━━━ Recorded data ━━━

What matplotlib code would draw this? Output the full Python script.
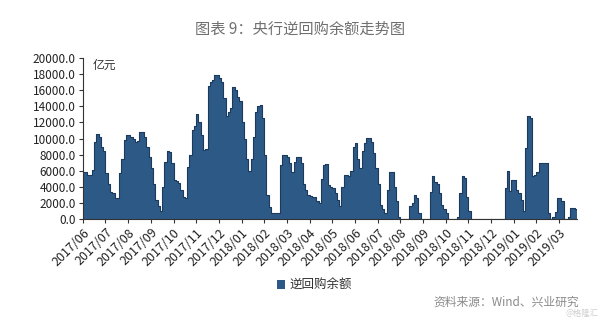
import matplotlib
matplotlib.use("Agg")
import matplotlib.pyplot as plt
import numpy as np

plt.rcParams['font.family'] = ['Noto Sans CJK SC', 'DejaVu Sans']

# 逆回购余额 (亿元), ~10 readings per month
rr_2017 = [
    5900, 5800, 5500, 5500, 6100, 9600, 10600, 10200, 9000, 8400,
    5700, 4400, 3400, 3200, 2600, 2600, 5700, 7500, 9800, 10400,
    10400, 10200, 9900, 9600, 9700, 10800, 10800, 10200, 8900, 7700,
    6300, 4400, 2400, 1600, 1000, 4000, 7100, 8400, 8300, 7000,
    4900, 4700, 4500, 3600, 2800, 2600, 6500, 8000, 11000, 11600,
    13100, 12000, 10500, 8600, 8700, 16500, 17000, 17300, 17900, 17900,
    17500, 17000, 15000, 12800, 13300, 13800, 16400, 16000, 15200, 14600,
]
rr_2018 = [
    12000, 10000, 7500, 6000, 7500, 10200, 13300, 14000, 14200, 12500,
    8000, 3000, 1500, 750, 750, 750, 750, 6700, 7900, 7900,
    7700, 6900, 5900, 7100, 7700, 7700, 6900, 4400, 3600, 3000,
    2900, 2800, 2700, 2200, 2000, 5000, 6700, 6800, 4200, 4000,
    3900, 3200, 2400, 1600, 4000, 5500, 5500, 5300, 6000, 9000,
    9400, 7500, 6300, 8500, 9400, 10100, 10100, 9600, 8200, 6300,
    4400, 1800, 1200, 800, 3600, 5900, 5900, 4000, 2200, 300,
    0, 0, 0, 0, 1600, 2000, 3000, 2600, 800, 0,
    0, 0, 0, 3400, 5300, 4600, 4400, 3200, 1800, 1200,
    800, 0, 0, 0, 0, 300, 3200, 5300, 5100, 2800,
    1000, 0, 0, 0, 0, 0, 0, 0, 0, 0,
    0, 0, 0, 0, 0, 0,
]
rr_2019 = [
    3800, 6000, 3500, 4800, 4800, 3600, 3200, 2400, 1000, 8800,
    12800, 12500, 5300, 5500, 5900, 6900, 6900, 6900, 6900, 800,
    0, 300, 900, 2600, 2600, 2200, 0, 0, 300, 1400,
    1400, 1200,
]
months = ["2017/06", "2017/07", "2017/08", "2017/09", "2017/10", "2017/11",
          "2017/12", "2018/01", "2018/02", "2018/03", "2018/04", "2018/05",
          "2018/06", "2018/07", "2018/08", "2018/09", "2018/10", "2018/11",
          "2018/12", "2019/01", "2019/02", "2019/03"]
yticks = [0, 2000, 4000, 6000, 8000, 10000, 12000, 14000, 16000, 18000, 20000]

values = np.array(rr_2017 + rr_2018 + rr_2019)
x = np.arange(len(values))

fig = plt.figure(figsize=(6, 3.17), dpi=100)
ax = fig.add_axes([0.138, 0.309, 0.824, 0.508])

bars = ax.bar(x, values, width=1.0, color="#2d5987", linewidth=0, label="逆回购余额")
ax.step(x, values, where="mid", color="#1c3b5c", linewidth=0.8)

ax.set_xlim(-0.5, len(values) - 0.5)
ax.set_ylim(0, 20000)
ax.set_yticks(yticks)
ax.set_yticklabels([f"{v:.1f}" for v in yticks], fontsize=8.5, color="#222222")
ax.set_xticks(np.arange(len(months)) * 10 - 0.5)
ax.set_xticklabels(months, rotation=45, ha="right", rotation_mode="anchor",
                   fontsize=9, color="#222222")
ax.tick_params(axis="both", direction="out", length=3, width=0.8, color="#333333", pad=2)
for side in ["top", "right"]:
    ax.spines[side].set_visible(False)
for side in ["left", "bottom"]:
    ax.spines[side].set_color("#333333")
    ax.spines[side].set_linewidth(0.8)

fig.text(93 / 600, 1 - 65 / 317, "亿元", fontsize=8.5, color="#333333", va="center", ha="left")
fig.text(0.5, 1 - 29 / 317, "图表 9：央行逆回购余额走势图", fontsize=11, color="#707070",
         ha="center", va="center")

fig.legend(handles=[bars], loc="center", bbox_to_anchor=(314 / 600, 1 - 285 / 317),
           frameon=False, fontsize=9, handlelength=0.7, handleheight=0.7,
           handletextpad=0.3, labelcolor="#333333")

fig.text(579 / 600, 1 - 302 / 317, "资料来源：Wind、兴业研究", fontsize=8.5,
         color="#8a8a8a", ha="right", va="center")
fig.text(599 / 600, 1 - 313.5 / 317, "@格隆汇", fontsize=6, color="#cfcfcf",
         ha="right", va="center")

fig.savefig("out.png", dpi=100)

━━━

Required task :: Retype the listing exactly. Pictures do not belong in the copy.

Complete response ::
What matplotlib code would draw this? Output the full Python script.
import matplotlib
matplotlib.use("Agg")
import matplotlib.pyplot as plt
import numpy as np

plt.rcParams['font.family'] = ['Noto Sans CJK SC', 'DejaVu Sans']

# 逆回购余额 (亿元), ~10 readings per month
rr_2017 = [
    5900, 5800, 5500, 5500, 6100, 9600, 10600, 10200, 9000, 8400,
    5700, 4400, 3400, 3200, 2600, 2600, 5700, 7500, 9800, 10400,
    10400, 10200, 9900, 9600, 9700, 10800, 10800, 10200, 8900, 7700,
    6300, 4400, 2400, 1600, 1000, 4000, 7100, 8400, 8300, 7000,
    4900, 4700, 4500, 3600, 2800, 2600, 6500, 8000, 11000, 11600,
    13100, 12000, 10500, 8600, 8700, 16500, 17000, 17300, 17900, 17900,
    17500, 17000, 15000, 12800, 13300, 13800, 16400, 16000, 15200, 14600,
]
rr_2018 = [
    12000, 10000, 7500, 6000, 7500, 10200, 13300, 14000, 14200, 12500,
    8000, 3000, 1500, 750, 750, 750, 750, 6700, 7900, 7900,
    7700, 6900, 5900, 7100, 7700, 7700, 6900, 4400, 3600, 3000,
    2900, 2800, 2700, 2200, 2000, 5000, 6700, 6800, 4200, 4000,
    3900, 3200, 2400, 1600, 4000, 5500, 5500, 5300, 6000, 9000,
    9400, 7500, 6300, 8500, 9400, 10100, 10100, 9600, 8200, 6300,
    4400, 1800, 1200, 800, 3600, 5900, 5900, 4000, 2200, 300,
    0, 0, 0, 0, 1600, 2000, 3000, 2600, 800, 0,
    0, 0, 0, 3400, 5300, 4600, 4400, 3200, 1800, 1200,
    800, 0, 0, 0, 0, 300, 3200, 5300, 5100, 2800,
    1000, 0, 0, 0, 0, 0, 0, 0, 0, 0,
    0, 0, 0, 0, 0, 0,
]
rr_2019 = [
    3800, 6000, 3500, 4800, 4800, 3600, 3200, 2400, 1000, 8800,
    12800, 12500, 5300, 5500, 5900, 6900, 6900, 6900, 6900, 800,
    0, 300, 900, 2600, 2600, 2200, 0, 0, 300, 1400,
    1400, 1200,
]
months = ["2017/06", "2017/07", "2017/08", "2017/09", "2017/10", "2017/11",
          "2017/12", "2018/01", "2018/02", "2018/03", "2018/04", "2018/05",
          "2018/06", "2018/07", "2018/08", "2018/09", "2018/10", "2018/11",
          "2018/12", "2019/01", "2019/02", "2019/03"]
yticks = [0, 2000, 4000, 6000, 8000, 10000, 12000, 14000, 16000, 18000, 20000]

values = np.array(rr_2017 + rr_2018 + rr_2019)
x = np.arange(len(values))

fig = plt.figure(figsize=(6, 3.17), dpi=100)
ax = fig.add_axes([0.138, 0.309, 0.824, 0.508])

bars = ax.bar(x, values, width=1.0, color="#2d5987", linewidth=0, label="逆回购余额")
ax.step(x, values, where="mid", color="#1c3b5c", linewidth=0.8)

ax.set_xlim(-0.5, len(values) - 0.5)
ax.set_ylim(0, 20000)
ax.set_yticks(yticks)
ax.set_yticklabels([f"{v:.1f}" for v in yticks], fontsize=8.5, color="#222222")
ax.set_xticks(np.arange(len(months)) * 10 - 0.5)
ax.set_xticklabels(months, rotation=45, ha="right", rotation_mode="anchor",
                   fontsize=9, color="#222222")
ax.tick_params(axis="both", direction="out", length=3, width=0.8, color="#333333", pad=2)
for side in ["top", "right"]:
    ax.spines[side].set_visible(False)
for side in ["left", "bottom"]:
    ax.spines[side].set_color("#333333")
    ax.spines[side].set_linewidth(0.8)

fig.text(93 / 600, 1 - 65 / 317, "亿元", fontsize=8.5, color="#333333", va="center", ha="left")
fig.text(0.5, 1 - 29 / 317, "图表 9：央行逆回购余额走势图", fontsize=11, color="#707070",
         ha="center", va="center")

fig.legend(handles=[bars], loc="center", bbox_to_anchor=(314 / 600, 1 - 285 / 317),
           frameon=False, fontsize=9, handlelength=0.7, handleheight=0.7,
           handletextpad=0.3, labelcolor="#333333")

fig.text(579 / 600, 1 - 302 / 317, "资料来源：Wind、兴业研究", fontsize=8.5,
         color="#8a8a8a", ha="right", va="center")
fig.text(599 / 600, 1 - 313.5 / 317, "@格隆汇", fontsize=6, color="#cfcfcf",
         ha="right", va="center")

fig.savefig("out.png", dpi=100)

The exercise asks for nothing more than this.